**The task:** Each record below is to be copied word for word, with pictures removed.

**Stored data:**

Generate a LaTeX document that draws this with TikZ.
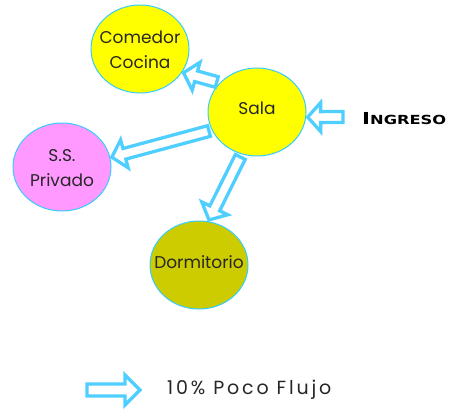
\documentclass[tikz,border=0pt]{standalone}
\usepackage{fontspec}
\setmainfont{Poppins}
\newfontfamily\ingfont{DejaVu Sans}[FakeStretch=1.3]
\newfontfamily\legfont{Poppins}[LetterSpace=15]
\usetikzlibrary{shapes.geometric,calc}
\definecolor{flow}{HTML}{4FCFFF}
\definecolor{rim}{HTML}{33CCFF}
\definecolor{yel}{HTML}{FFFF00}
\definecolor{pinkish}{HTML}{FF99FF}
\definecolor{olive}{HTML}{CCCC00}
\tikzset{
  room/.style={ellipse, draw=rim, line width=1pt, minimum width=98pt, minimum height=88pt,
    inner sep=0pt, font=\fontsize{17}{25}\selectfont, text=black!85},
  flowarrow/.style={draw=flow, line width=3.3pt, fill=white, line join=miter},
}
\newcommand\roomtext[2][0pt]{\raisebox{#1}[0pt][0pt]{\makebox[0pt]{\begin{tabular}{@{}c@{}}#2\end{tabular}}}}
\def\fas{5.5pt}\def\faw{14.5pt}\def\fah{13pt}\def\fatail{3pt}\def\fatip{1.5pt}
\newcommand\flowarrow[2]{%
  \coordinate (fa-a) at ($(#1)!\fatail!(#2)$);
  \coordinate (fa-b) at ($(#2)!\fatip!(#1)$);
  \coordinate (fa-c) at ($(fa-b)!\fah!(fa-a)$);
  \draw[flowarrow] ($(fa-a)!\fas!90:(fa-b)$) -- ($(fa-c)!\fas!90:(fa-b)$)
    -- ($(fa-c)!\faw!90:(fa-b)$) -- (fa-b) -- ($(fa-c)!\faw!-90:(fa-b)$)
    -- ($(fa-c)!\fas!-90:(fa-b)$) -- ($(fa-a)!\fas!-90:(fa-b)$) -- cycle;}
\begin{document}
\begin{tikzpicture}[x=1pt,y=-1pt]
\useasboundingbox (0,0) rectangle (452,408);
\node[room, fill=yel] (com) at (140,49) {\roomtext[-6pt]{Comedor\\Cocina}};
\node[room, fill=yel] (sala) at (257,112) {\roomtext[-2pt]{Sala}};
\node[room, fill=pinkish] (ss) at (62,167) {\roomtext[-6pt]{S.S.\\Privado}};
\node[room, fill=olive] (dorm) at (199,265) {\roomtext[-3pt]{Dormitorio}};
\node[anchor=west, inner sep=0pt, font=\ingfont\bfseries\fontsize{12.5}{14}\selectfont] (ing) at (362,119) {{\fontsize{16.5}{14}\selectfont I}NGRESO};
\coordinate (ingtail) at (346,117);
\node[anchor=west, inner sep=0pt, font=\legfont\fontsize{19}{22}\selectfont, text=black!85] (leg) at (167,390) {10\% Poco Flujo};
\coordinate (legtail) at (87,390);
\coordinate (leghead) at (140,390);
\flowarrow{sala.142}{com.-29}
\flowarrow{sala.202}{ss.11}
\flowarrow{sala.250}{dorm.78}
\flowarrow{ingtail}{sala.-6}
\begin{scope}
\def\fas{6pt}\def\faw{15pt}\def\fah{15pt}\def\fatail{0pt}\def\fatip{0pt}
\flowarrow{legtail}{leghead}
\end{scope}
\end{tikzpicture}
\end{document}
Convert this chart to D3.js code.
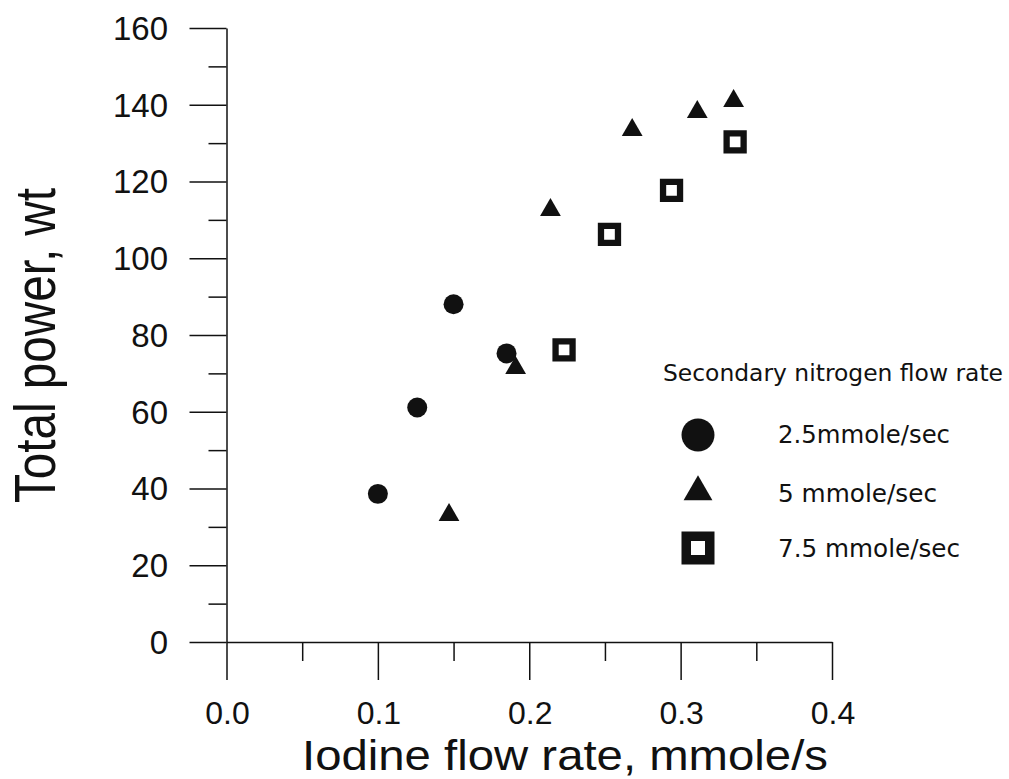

**Exercise result:**
Generate a LaTeX document that draws this with TikZ.
\documentclass[tikz,border=0pt]{standalone}
\usepackage{fontspec}
\setmainfont{Poppins}
\newfontfamily\ingfont{DejaVu Sans}[FakeStretch=1.3]
\newfontfamily\legfont{Poppins}[LetterSpace=15]
\usetikzlibrary{shapes.geometric,calc}
\definecolor{flow}{HTML}{4FCFFF}
\definecolor{rim}{HTML}{33CCFF}
\definecolor{yel}{HTML}{FFFF00}
\definecolor{pinkish}{HTML}{FF99FF}
\definecolor{olive}{HTML}{CCCC00}
\tikzset{
  room/.style={ellipse, draw=rim, line width=1pt, minimum width=98pt, minimum height=88pt,
    inner sep=0pt, font=\fontsize{17}{25}\selectfont, text=black!85},
  flowarrow/.style={draw=flow, line width=3.3pt, fill=white, line join=miter},
}
\newcommand\roomtext[2][0pt]{\raisebox{#1}[0pt][0pt]{\makebox[0pt]{\begin{tabular}{@{}c@{}}#2\end{tabular}}}}
\def\fas{5.5pt}\def\faw{14.5pt}\def\fah{13pt}\def\fatail{3pt}\def\fatip{1.5pt}
\newcommand\flowarrow[2]{%
  \coordinate (fa-a) at ($(#1)!\fatail!(#2)$);
  \coordinate (fa-b) at ($(#2)!\fatip!(#1)$);
  \coordinate (fa-c) at ($(fa-b)!\fah!(fa-a)$);
  \draw[flowarrow] ($(fa-a)!\fas!90:(fa-b)$) -- ($(fa-c)!\fas!90:(fa-b)$)
    -- ($(fa-c)!\faw!90:(fa-b)$) -- (fa-b) -- ($(fa-c)!\faw!-90:(fa-b)$)
    -- ($(fa-c)!\fas!-90:(fa-b)$) -- ($(fa-a)!\fas!-90:(fa-b)$) -- cycle;}
\begin{document}
\begin{tikzpicture}[x=1pt,y=-1pt]
\useasboundingbox (0,0) rectangle (452,408);
\node[room, fill=yel] (com) at (140,49) {\roomtext[-6pt]{Comedor\\Cocina}};
\node[room, fill=yel] (sala) at (257,112) {\roomtext[-2pt]{Sala}};
\node[room, fill=pinkish] (ss) at (62,167) {\roomtext[-6pt]{S.S.\\Privado}};
\node[room, fill=olive] (dorm) at (199,265) {\roomtext[-3pt]{Dormitorio}};
\node[anchor=west, inner sep=0pt, font=\ingfont\bfseries\fontsize{12.5}{14}\selectfont] (ing) at (362,119) {{\fontsize{16.5}{14}\selectfont I}NGRESO};
\coordinate (ingtail) at (346,117);
\node[anchor=west, inner sep=0pt, font=\legfont\fontsize{19}{22}\selectfont, text=black!85] (leg) at (167,390) {10\% Poco Flujo};
\coordinate (legtail) at (87,390);
\coordinate (leghead) at (140,390);
\flowarrow{sala.142}{com.-29}
\flowarrow{sala.202}{ss.11}
\flowarrow{sala.250}{dorm.78}
\flowarrow{ingtail}{sala.-6}
\begin{scope}
\def\fas{6pt}\def\faw{15pt}\def\fah{15pt}\def\fatail{0pt}\def\fatip{0pt}
\flowarrow{legtail}{leghead}
\end{scope}
\end{tikzpicture}
\end{document}
Convert this chart to D3.js code.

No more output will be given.